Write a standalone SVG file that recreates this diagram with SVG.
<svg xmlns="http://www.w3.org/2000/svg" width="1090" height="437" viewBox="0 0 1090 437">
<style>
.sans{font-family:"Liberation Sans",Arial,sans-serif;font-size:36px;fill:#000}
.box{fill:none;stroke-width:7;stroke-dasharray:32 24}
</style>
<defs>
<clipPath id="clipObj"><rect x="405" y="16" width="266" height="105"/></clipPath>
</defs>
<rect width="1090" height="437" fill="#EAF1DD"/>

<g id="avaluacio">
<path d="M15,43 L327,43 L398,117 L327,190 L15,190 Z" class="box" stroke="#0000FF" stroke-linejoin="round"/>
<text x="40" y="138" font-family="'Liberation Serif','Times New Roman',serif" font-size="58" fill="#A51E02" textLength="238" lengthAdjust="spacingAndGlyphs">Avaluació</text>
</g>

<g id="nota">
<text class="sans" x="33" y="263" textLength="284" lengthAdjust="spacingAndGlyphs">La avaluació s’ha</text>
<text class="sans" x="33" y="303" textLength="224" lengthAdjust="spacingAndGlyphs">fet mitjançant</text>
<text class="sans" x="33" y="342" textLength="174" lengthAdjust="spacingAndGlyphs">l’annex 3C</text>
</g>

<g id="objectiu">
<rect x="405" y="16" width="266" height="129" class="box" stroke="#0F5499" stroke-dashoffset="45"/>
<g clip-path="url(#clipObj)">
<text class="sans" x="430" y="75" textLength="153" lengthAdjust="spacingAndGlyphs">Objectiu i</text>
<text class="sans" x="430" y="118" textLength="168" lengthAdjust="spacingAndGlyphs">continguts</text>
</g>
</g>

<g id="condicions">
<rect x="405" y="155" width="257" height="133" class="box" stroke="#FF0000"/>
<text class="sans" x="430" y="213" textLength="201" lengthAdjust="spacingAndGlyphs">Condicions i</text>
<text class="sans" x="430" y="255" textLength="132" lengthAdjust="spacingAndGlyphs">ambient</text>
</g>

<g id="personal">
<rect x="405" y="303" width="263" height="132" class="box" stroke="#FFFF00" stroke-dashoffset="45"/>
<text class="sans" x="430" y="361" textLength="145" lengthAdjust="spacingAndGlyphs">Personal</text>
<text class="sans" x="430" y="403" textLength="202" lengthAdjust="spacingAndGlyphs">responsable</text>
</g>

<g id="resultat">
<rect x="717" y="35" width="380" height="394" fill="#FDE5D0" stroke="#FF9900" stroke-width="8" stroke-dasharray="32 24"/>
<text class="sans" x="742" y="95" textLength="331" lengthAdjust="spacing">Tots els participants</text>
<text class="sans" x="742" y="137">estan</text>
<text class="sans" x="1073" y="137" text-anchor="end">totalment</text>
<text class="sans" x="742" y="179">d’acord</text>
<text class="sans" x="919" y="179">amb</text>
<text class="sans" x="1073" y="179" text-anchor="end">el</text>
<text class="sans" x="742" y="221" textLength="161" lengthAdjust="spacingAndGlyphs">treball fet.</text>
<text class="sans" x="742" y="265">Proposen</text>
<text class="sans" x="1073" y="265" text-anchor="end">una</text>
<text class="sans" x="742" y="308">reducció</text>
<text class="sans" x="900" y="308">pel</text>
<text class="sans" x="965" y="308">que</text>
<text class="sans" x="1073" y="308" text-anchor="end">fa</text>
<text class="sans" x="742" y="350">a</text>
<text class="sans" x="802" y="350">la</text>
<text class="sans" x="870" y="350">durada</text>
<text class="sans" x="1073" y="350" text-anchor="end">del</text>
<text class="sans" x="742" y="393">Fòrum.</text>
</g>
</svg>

+ + + + + + +

WRITTEN INSTRUCTION => Quote the data above in full, changing nothing.

FINISHED ANSWER =>
Write a standalone SVG file that recreates this diagram with SVG.
<svg xmlns="http://www.w3.org/2000/svg" width="1090" height="437" viewBox="0 0 1090 437">
<style>
.sans{font-family:"Liberation Sans",Arial,sans-serif;font-size:36px;fill:#000}
.box{fill:none;stroke-width:7;stroke-dasharray:32 24}
</style>
<defs>
<clipPath id="clipObj"><rect x="405" y="16" width="266" height="105"/></clipPath>
</defs>
<rect width="1090" height="437" fill="#EAF1DD"/>

<g id="avaluacio">
<path d="M15,43 L327,43 L398,117 L327,190 L15,190 Z" class="box" stroke="#0000FF" stroke-linejoin="round"/>
<text x="40" y="138" font-family="'Liberation Serif','Times New Roman',serif" font-size="58" fill="#A51E02" textLength="238" lengthAdjust="spacingAndGlyphs">Avaluació</text>
</g>

<g id="nota">
<text class="sans" x="33" y="263" textLength="284" lengthAdjust="spacingAndGlyphs">La avaluació s’ha</text>
<text class="sans" x="33" y="303" textLength="224" lengthAdjust="spacingAndGlyphs">fet mitjançant</text>
<text class="sans" x="33" y="342" textLength="174" lengthAdjust="spacingAndGlyphs">l’annex 3C</text>
</g>

<g id="objectiu">
<rect x="405" y="16" width="266" height="129" class="box" stroke="#0F5499" stroke-dashoffset="45"/>
<g clip-path="url(#clipObj)">
<text class="sans" x="430" y="75" textLength="153" lengthAdjust="spacingAndGlyphs">Objectiu i</text>
<text class="sans" x="430" y="118" textLength="168" lengthAdjust="spacingAndGlyphs">continguts</text>
</g>
</g>

<g id="condicions">
<rect x="405" y="155" width="257" height="133" class="box" stroke="#FF0000"/>
<text class="sans" x="430" y="213" textLength="201" lengthAdjust="spacingAndGlyphs">Condicions i</text>
<text class="sans" x="430" y="255" textLength="132" lengthAdjust="spacingAndGlyphs">ambient</text>
</g>

<g id="personal">
<rect x="405" y="303" width="263" height="132" class="box" stroke="#FFFF00" stroke-dashoffset="45"/>
<text class="sans" x="430" y="361" textLength="145" lengthAdjust="spacingAndGlyphs">Personal</text>
<text class="sans" x="430" y="403" textLength="202" lengthAdjust="spacingAndGlyphs">responsable</text>
</g>

<g id="resultat">
<rect x="717" y="35" width="380" height="394" fill="#FDE5D0" stroke="#FF9900" stroke-width="8" stroke-dasharray="32 24"/>
<text class="sans" x="742" y="95" textLength="331" lengthAdjust="spacing">Tots els participants</text>
<text class="sans" x="742" y="137">estan</text>
<text class="sans" x="1073" y="137" text-anchor="end">totalment</text>
<text class="sans" x="742" y="179">d’acord</text>
<text class="sans" x="919" y="179">amb</text>
<text class="sans" x="1073" y="179" text-anchor="end">el</text>
<text class="sans" x="742" y="221" textLength="161" lengthAdjust="spacingAndGlyphs">treball fet.</text>
<text class="sans" x="742" y="265">Proposen</text>
<text class="sans" x="1073" y="265" text-anchor="end">una</text>
<text class="sans" x="742" y="308">reducció</text>
<text class="sans" x="900" y="308">pel</text>
<text class="sans" x="965" y="308">que</text>
<text class="sans" x="1073" y="308" text-anchor="end">fa</text>
<text class="sans" x="742" y="350">a</text>
<text class="sans" x="802" y="350">la</text>
<text class="sans" x="870" y="350">durada</text>
<text class="sans" x="1073" y="350" text-anchor="end">del</text>
<text class="sans" x="742" y="393">Fòrum.</text>
</g>
</svg>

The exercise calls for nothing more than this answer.